Provided data:
— BEGIN —
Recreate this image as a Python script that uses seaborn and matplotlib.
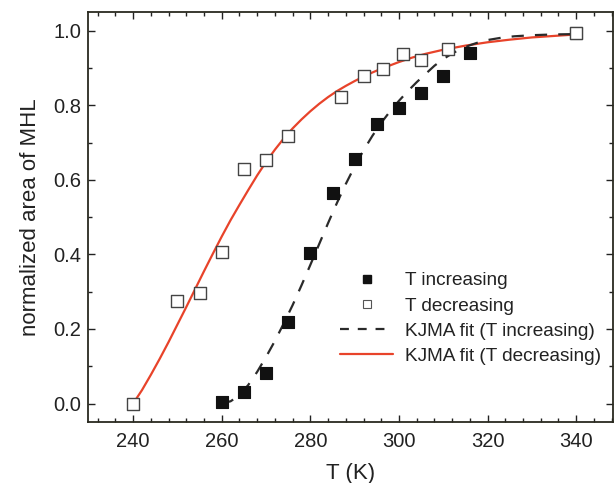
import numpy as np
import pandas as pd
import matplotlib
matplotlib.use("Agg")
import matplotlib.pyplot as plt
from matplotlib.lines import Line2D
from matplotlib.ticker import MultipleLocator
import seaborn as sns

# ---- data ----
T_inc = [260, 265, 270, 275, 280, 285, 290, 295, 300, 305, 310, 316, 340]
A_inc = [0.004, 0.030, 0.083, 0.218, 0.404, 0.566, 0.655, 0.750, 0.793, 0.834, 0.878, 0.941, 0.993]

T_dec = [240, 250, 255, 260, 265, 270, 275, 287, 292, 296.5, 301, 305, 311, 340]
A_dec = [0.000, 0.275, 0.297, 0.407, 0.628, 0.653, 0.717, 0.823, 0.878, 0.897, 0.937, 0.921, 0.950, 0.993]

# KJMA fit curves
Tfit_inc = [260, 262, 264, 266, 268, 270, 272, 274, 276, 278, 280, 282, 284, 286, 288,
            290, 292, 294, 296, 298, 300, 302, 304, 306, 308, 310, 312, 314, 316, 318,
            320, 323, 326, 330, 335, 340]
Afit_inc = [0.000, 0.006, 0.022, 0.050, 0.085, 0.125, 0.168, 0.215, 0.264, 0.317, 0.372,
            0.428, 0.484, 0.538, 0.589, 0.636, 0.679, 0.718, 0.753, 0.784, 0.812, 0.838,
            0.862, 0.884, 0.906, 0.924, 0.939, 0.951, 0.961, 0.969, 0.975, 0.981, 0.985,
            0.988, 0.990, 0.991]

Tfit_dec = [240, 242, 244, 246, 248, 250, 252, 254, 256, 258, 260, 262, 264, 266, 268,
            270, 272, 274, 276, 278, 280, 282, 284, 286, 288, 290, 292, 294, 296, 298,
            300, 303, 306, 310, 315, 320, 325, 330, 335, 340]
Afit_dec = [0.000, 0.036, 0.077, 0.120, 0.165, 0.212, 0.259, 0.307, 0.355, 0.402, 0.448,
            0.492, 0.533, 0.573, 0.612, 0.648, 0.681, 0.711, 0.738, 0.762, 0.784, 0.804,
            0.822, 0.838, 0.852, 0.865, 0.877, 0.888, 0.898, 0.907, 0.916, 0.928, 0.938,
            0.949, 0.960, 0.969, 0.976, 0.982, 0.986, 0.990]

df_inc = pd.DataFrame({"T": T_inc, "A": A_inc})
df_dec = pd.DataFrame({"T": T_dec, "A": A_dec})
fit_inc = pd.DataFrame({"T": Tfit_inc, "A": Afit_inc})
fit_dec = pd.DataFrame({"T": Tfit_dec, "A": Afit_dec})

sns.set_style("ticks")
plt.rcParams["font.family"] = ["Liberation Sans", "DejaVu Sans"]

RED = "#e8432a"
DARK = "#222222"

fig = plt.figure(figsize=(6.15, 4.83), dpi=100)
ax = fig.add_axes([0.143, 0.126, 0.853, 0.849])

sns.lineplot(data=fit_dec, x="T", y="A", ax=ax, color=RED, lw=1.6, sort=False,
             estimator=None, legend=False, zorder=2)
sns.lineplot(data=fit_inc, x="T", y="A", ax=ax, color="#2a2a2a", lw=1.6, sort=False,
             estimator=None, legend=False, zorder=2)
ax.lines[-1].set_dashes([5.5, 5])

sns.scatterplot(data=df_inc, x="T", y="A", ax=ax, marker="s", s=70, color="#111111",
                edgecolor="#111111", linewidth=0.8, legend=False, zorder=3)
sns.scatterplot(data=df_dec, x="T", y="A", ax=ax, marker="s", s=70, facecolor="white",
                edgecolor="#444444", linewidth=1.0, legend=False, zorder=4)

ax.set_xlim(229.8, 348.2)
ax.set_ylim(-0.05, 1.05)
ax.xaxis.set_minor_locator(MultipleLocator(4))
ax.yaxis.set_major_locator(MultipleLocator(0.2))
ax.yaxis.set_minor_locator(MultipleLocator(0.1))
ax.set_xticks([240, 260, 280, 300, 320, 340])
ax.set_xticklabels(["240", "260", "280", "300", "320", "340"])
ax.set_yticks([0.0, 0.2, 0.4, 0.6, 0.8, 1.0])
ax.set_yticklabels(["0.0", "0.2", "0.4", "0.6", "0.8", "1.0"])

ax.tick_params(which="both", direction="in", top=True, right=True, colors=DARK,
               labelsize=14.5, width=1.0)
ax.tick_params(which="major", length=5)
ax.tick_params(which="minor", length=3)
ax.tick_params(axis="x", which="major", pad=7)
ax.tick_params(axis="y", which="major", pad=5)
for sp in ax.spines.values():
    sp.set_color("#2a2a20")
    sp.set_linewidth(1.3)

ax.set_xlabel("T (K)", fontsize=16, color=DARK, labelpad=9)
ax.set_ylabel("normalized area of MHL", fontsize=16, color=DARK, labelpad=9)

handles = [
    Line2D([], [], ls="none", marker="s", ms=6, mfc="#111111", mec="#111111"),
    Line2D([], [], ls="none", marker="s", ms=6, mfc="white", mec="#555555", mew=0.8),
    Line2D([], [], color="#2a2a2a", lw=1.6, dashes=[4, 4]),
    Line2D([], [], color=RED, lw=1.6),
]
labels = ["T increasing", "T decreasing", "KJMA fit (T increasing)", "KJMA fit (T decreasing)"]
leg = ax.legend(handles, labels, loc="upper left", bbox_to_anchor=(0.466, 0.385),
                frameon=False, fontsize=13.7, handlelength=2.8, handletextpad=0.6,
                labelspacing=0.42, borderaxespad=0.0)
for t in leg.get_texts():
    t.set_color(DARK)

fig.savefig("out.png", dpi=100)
— END —
Goal: Give again, word for word, every line from the top of the data above to the line holding "import seaborn as sns", inclusive, with the pictures left out.

Exercise result:
Recreate this image as a Python script that uses seaborn and matplotlib.
import numpy as np
import pandas as pd
import matplotlib
matplotlib.use("Agg")
import matplotlib.pyplot as plt
from matplotlib.lines import Line2D
from matplotlib.ticker import MultipleLocator
import seaborn as sns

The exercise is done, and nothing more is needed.